Aim of the exercise: Everything in the listing below from the line containing "Convert this chart" through the line containing "const Q2_VALUES = [48, 4];" should be repeated exactly; leave out every other line.

--- Start of Input ---

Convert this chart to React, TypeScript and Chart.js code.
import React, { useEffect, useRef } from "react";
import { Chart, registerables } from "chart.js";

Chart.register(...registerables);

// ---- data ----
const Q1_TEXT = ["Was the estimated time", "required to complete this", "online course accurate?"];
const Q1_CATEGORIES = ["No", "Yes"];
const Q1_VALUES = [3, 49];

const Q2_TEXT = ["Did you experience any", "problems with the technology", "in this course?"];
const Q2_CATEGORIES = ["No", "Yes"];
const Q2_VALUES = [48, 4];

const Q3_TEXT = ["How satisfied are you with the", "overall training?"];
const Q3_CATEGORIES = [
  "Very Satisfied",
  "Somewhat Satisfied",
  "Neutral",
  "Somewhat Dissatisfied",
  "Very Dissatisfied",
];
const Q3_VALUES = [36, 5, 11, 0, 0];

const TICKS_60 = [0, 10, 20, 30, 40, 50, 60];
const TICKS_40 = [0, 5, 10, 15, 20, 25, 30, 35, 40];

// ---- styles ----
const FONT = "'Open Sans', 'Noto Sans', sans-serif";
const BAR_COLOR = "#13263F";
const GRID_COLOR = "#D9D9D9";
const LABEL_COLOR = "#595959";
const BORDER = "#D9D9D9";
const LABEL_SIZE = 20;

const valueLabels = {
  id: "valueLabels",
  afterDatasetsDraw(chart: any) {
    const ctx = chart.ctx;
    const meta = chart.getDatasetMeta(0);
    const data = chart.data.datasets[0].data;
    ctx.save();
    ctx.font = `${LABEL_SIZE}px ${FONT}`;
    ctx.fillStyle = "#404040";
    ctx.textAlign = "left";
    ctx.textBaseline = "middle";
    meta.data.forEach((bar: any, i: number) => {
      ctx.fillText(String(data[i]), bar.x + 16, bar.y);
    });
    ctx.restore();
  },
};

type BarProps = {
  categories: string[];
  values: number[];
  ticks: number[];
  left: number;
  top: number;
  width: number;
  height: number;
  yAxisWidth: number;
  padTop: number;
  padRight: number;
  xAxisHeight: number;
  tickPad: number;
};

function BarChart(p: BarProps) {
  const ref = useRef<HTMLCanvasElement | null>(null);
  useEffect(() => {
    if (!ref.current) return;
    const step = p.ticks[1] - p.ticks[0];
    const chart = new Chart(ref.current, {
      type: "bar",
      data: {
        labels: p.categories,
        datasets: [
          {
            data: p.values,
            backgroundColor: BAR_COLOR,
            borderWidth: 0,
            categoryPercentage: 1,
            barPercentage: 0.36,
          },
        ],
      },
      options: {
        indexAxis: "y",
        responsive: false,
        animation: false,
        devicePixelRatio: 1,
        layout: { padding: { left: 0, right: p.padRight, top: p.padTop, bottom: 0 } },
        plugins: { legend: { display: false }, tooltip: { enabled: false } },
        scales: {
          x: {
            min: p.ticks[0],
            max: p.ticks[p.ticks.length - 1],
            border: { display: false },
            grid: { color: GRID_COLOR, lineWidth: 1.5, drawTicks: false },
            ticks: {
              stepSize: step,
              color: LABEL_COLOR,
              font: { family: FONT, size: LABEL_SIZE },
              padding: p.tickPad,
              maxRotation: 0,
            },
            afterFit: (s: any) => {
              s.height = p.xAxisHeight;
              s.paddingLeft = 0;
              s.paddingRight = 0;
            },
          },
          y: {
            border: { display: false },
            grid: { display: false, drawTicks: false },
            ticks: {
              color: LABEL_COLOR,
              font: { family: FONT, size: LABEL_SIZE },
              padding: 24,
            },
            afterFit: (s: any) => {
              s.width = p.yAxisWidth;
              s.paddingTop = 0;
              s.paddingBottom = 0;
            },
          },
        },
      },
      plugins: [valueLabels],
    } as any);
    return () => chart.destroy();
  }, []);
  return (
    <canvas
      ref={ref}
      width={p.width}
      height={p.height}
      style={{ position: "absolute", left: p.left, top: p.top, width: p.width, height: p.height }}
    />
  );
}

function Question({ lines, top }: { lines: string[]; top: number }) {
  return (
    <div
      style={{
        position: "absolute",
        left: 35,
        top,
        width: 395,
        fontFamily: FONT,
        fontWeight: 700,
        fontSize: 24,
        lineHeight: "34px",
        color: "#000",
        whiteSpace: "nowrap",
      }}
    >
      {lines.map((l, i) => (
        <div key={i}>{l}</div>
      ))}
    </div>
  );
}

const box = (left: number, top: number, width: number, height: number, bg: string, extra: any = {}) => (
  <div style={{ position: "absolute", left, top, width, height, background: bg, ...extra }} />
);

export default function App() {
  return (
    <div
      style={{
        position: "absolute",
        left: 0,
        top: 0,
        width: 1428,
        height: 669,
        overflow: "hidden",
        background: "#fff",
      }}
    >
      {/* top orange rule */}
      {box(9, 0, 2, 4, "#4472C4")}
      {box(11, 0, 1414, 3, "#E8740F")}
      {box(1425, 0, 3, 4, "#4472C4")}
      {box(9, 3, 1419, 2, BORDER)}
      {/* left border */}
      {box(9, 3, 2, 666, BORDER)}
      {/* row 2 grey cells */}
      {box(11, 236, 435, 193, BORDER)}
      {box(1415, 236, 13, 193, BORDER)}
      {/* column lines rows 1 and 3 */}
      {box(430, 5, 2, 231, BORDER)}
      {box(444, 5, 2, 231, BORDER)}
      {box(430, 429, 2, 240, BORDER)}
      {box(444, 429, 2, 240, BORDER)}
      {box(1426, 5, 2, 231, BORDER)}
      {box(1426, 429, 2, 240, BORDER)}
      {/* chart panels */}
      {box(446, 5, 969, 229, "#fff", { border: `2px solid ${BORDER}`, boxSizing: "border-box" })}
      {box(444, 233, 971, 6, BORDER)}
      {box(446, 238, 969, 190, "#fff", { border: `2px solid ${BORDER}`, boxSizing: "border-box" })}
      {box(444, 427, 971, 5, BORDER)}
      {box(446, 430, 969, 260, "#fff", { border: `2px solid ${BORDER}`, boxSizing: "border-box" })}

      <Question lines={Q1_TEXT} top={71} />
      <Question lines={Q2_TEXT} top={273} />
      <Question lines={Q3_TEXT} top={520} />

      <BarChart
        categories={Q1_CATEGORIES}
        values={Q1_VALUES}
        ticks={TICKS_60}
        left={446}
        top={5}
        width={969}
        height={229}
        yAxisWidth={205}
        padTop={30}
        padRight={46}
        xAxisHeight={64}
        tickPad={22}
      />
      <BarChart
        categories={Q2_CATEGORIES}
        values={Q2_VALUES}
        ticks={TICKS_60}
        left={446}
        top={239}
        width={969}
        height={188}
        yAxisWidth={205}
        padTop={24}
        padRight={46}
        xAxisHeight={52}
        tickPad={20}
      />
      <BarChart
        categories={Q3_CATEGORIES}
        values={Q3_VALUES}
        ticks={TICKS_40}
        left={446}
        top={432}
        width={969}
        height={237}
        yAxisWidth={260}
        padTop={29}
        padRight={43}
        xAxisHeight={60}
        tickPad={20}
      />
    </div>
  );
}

--- End of Input ---
--- Start of Input ---

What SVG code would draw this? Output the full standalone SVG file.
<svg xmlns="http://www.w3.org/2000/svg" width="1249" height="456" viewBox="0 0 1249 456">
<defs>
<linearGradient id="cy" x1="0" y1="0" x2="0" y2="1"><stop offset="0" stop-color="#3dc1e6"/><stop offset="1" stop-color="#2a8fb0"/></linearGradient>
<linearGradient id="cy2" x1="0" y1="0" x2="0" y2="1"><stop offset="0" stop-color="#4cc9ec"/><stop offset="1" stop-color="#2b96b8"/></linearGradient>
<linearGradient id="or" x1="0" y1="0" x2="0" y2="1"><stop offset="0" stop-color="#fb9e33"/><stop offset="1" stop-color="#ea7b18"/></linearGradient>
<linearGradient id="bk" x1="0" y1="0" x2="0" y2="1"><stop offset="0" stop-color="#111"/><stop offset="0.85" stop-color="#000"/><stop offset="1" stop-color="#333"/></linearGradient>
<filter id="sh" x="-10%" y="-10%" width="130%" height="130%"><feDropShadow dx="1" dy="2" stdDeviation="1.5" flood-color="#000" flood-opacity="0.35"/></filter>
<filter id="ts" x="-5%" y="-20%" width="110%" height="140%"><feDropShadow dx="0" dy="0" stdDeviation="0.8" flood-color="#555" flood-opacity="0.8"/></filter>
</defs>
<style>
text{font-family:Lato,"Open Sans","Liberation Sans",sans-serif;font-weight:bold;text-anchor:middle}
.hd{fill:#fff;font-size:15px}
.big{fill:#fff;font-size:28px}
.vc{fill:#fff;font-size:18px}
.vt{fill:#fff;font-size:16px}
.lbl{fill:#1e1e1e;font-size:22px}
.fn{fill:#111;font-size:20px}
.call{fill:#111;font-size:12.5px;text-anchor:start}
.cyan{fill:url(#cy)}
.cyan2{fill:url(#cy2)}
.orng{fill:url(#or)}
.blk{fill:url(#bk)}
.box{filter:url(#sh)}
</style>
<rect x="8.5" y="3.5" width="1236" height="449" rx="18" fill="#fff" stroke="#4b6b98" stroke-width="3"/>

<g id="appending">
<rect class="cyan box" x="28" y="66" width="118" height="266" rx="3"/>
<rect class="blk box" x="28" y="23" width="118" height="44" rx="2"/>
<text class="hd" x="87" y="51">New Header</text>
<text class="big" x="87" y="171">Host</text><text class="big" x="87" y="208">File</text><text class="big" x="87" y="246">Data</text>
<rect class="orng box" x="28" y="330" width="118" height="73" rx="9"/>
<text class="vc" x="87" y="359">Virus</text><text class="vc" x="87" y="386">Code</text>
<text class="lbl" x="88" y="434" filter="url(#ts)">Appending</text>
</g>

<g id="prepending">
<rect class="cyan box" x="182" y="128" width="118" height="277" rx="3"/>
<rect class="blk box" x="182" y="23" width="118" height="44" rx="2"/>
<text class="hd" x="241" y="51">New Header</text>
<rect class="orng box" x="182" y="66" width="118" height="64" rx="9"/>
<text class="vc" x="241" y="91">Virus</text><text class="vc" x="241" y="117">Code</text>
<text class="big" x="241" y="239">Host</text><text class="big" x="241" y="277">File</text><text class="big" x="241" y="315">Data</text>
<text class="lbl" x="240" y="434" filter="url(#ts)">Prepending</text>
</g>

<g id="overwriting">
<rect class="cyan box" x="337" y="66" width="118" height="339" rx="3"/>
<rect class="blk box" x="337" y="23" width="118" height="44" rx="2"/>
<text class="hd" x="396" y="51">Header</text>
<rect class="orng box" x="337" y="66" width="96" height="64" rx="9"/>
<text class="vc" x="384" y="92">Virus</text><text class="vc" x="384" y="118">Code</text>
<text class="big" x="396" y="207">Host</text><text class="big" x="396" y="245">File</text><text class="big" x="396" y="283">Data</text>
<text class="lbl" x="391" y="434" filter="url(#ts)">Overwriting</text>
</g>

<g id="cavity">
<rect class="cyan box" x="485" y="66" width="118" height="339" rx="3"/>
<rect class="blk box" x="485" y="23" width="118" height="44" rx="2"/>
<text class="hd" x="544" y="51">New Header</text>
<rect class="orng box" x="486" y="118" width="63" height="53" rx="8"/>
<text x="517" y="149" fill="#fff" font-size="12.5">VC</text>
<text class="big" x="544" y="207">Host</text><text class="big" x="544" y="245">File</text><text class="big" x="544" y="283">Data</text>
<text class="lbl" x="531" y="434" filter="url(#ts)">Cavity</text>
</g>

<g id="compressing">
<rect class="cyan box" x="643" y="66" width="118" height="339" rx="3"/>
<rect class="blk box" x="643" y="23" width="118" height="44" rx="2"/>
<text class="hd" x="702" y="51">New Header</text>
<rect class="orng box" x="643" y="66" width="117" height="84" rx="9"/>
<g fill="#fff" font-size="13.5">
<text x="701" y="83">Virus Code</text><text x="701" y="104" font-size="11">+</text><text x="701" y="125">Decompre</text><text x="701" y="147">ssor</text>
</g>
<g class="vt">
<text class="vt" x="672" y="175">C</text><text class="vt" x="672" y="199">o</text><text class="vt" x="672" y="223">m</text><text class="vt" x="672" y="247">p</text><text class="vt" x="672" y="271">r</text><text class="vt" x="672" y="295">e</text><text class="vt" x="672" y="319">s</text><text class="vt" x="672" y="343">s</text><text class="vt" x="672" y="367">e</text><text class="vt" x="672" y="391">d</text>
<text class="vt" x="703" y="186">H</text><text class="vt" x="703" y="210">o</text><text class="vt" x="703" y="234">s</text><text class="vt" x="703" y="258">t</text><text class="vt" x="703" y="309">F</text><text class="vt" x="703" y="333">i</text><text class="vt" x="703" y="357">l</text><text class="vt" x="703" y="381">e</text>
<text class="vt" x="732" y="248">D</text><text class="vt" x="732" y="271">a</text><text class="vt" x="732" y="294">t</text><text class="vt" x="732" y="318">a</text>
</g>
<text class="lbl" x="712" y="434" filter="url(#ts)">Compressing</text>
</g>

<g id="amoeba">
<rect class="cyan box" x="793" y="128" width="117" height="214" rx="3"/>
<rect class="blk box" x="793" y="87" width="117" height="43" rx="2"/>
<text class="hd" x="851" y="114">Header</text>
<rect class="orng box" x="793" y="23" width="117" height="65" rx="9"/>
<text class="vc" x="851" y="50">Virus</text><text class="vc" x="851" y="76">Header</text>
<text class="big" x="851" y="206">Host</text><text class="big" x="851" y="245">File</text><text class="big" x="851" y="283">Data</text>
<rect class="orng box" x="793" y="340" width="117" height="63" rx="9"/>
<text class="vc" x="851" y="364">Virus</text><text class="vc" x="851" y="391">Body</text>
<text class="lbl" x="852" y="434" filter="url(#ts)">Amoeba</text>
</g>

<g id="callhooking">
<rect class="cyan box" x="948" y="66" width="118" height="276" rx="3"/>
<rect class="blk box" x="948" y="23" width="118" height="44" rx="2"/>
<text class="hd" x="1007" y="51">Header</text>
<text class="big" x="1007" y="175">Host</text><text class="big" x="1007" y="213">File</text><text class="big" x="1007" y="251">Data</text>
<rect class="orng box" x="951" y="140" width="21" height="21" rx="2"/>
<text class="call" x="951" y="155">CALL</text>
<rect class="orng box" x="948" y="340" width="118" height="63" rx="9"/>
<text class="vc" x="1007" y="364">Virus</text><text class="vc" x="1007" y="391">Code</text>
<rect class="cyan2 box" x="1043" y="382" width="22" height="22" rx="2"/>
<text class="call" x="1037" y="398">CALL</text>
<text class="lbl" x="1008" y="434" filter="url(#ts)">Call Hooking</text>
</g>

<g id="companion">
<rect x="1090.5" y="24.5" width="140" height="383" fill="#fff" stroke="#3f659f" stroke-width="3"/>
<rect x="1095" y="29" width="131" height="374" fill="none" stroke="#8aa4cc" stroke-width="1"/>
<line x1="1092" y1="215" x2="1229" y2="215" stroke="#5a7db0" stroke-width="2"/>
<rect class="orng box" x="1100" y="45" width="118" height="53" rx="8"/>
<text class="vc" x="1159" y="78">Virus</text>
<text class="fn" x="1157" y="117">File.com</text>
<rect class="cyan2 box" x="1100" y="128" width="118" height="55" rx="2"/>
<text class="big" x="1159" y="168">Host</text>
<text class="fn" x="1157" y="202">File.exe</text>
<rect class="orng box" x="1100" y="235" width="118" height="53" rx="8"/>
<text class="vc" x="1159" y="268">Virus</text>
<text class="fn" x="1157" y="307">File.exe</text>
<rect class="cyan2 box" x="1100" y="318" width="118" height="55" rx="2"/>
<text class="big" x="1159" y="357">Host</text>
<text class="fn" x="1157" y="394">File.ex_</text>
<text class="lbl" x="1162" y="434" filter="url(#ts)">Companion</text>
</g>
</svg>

--- End of Input ---
--- Start of Input ---

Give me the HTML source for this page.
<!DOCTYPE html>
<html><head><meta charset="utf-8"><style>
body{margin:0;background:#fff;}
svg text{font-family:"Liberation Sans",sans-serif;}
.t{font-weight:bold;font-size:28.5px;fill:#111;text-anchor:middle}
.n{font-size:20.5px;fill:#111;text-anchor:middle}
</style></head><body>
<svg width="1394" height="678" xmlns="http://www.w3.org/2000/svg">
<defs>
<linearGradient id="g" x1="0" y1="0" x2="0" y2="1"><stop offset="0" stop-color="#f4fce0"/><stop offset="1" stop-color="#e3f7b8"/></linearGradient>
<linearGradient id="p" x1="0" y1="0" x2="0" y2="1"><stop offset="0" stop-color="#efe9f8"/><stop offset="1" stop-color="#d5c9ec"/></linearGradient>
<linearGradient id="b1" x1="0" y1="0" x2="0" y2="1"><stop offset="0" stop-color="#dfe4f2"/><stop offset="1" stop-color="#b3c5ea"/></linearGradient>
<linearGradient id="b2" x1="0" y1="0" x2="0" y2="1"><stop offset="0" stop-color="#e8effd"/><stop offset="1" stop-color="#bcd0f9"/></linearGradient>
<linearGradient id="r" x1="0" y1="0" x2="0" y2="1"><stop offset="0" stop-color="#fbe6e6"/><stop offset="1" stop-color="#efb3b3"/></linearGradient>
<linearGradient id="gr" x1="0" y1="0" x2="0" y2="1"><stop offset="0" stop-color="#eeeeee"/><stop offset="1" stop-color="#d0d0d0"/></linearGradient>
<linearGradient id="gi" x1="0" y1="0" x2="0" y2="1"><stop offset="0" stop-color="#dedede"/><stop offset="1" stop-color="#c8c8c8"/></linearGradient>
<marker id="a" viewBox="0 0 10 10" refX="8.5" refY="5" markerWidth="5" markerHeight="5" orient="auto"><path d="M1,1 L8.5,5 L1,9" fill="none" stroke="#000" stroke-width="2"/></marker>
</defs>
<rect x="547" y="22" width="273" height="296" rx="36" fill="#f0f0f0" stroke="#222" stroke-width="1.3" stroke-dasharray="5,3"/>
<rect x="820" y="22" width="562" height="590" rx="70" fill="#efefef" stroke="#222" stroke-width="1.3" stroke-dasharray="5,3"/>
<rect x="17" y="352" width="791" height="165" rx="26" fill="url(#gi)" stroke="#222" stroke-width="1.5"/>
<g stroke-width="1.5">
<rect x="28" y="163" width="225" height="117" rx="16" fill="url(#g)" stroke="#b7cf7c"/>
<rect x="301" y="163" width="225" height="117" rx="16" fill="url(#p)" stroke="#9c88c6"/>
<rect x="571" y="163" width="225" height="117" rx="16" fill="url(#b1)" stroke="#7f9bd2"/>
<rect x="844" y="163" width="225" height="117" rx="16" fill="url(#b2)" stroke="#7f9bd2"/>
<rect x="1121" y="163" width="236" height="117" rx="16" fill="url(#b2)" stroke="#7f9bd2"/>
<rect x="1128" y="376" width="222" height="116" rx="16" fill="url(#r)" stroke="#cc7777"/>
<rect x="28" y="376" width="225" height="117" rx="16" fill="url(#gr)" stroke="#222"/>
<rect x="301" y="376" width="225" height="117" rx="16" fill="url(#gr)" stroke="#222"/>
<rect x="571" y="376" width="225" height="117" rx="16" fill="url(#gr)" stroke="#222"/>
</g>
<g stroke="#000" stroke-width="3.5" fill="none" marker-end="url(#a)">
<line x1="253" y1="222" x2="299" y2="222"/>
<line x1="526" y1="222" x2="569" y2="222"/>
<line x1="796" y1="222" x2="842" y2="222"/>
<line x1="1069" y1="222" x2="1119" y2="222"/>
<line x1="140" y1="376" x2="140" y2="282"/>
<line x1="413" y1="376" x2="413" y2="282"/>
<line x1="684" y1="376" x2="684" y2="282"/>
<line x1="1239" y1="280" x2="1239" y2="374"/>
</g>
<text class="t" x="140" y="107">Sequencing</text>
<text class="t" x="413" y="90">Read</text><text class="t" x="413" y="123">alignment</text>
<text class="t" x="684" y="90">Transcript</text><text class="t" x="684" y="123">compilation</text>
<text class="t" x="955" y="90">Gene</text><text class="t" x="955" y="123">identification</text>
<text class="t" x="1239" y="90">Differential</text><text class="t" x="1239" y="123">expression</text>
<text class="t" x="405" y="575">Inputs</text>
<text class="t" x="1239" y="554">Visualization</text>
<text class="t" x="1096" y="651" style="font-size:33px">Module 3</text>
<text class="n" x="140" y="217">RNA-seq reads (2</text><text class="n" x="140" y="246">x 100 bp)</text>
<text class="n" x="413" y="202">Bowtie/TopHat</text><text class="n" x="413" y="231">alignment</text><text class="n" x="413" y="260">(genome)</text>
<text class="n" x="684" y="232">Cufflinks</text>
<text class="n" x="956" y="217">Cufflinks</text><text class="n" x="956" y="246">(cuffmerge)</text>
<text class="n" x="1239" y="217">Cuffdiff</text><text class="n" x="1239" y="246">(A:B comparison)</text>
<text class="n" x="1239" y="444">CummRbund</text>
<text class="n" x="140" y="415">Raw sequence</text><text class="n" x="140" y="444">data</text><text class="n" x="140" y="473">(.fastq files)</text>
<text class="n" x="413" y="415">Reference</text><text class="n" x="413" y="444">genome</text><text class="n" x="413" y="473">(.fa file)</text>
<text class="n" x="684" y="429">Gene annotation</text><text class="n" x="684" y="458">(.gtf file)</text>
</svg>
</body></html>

--- End of Input ---

Finished answer:
Convert this chart to React, TypeScript and Chart.js code.
import React, { useEffect, useRef } from "react";
import { Chart, registerables } from "chart.js";

Chart.register(...registerables);

// ---- data ----
const Q1_TEXT = ["Was the estimated time", "required to complete this", "online course accurate?"];
const Q1_CATEGORIES = ["No", "Yes"];
const Q1_VALUES = [3, 49];

const Q2_TEXT = ["Did you experience any", "problems with the technology", "in this course?"];
const Q2_CATEGORIES = ["No", "Yes"];
const Q2_VALUES = [48, 4];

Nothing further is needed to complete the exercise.